The preponderance of data is seemingly favorable to equity markets, and that's an encouraging way to go into tomorrow's employment data. Earnings season is already underway, but will kick off unofficially tonight with Alcoa's release, which will be followed in coming days/weeks with a barrage of earnings by other companies that need to be watched closely for top-line growth in sales and bottom-line earnings growth, and in between, what is happening to margins!! Many market commentators routinely focus on the overall market P/E being at or near historical levels, and conclude that there's plenty of upside for equity markets, even from recent record highs, as long as earnings grow. But one risk that could unravel that view is if companies face modest sales growth and can no longer squeeze expenses enough to keep margins as high as they've become, and therefore not be able to drop as much to the bottom line. Furthermore, much of the EPS data is benefiting from the abundance of stock-buyback programs which reduces the number of shares outstanding and in turn raises the EPS ratio which in turn lowers the P/E ratio.
So when the curtain comes up on corporate earnings for Q4 2013, that's high on the list of things that I'll be focused on: sales growth, margin compression, earnings, stock buyback announcements, etc. Stay tuned for more detail, especially on specific portfolio holdings, in coming days, and in the meantime, please share your thoughts either broadly by commenting below, or privately w/me through the 'chat' or 'email' features on the right side of this blog.
- China's CPI inflation was less than expected. Inflation has been a persistent yet sporadic problem in China, often led by spikes in food prices. This abated in today's report and many believe it has to do with efforts that the central government has already made to crack down on everything from inefficiency to fraud. The markets, however, appeared to shrug off the good news, as some pointed to soft PPI, a measure of wholesale prices, as deflating 1.4% y/y, raising concerns about the real strength in the Chinese economy.
- Indonesia's central bank held rates steady, which while expected, is in stark contrast to the several rate hikes that the central bank has had to do since June 2013 in order to defend its currency and combat inflation. Indonesia, and other countries such as India, are important to watch with regard to the impact that US tapering has on capital flight from their countries, depreciation of their currencies, and in turn, the counter-cyclical policy responses that their central banks are forced to do.

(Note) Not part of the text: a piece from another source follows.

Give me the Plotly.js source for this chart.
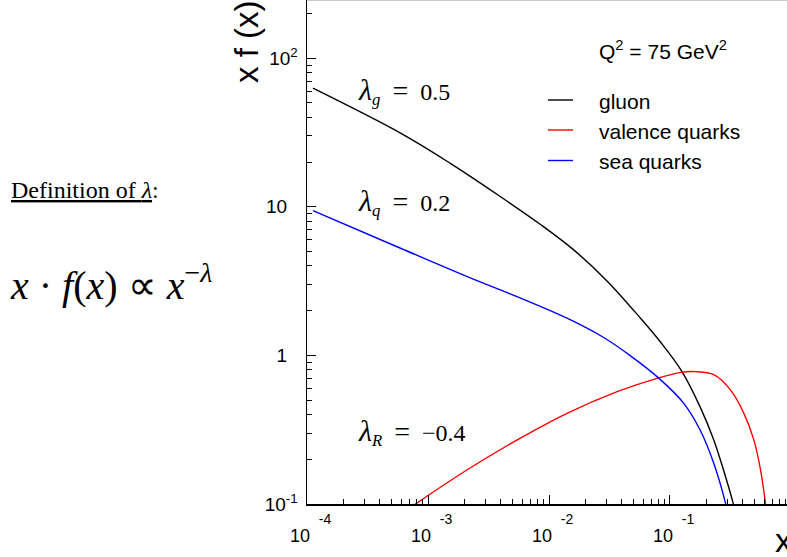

Also of note in Indonesia was their successful bond sale this week which met w/huge demand, mostly from US investors. According to the FT, January is already the busiest month for Asian bond issuance, particularly helpful to countries who are dealing w/current account deficits!
- Europe is enjoying a plethora of good news, starting with Germany's stronger industrial output data for November. In addition, there were stronger than expected readings on Eurozone confidence surveys of both consumers and businesses. Add to that, a bond auction by Portugal that met with enormous demand, allowing the yields to fall further, and raising prospects for Portugal to exit their bailout program on schedule. A similar statement could be made about Spain's bond auction today: strong demand and record low yields! And both the ECB and Bk of England left policies unchanged at their respective monthly meetings today.
- US, while waiting for tomorrow's all-important Non-Farm Payroll number, got another uplifting employment data point with the decline in Jobless Benefits by 15k, beating estimates. That comes on the heels of yesterday's stronger than expected ADP numbers.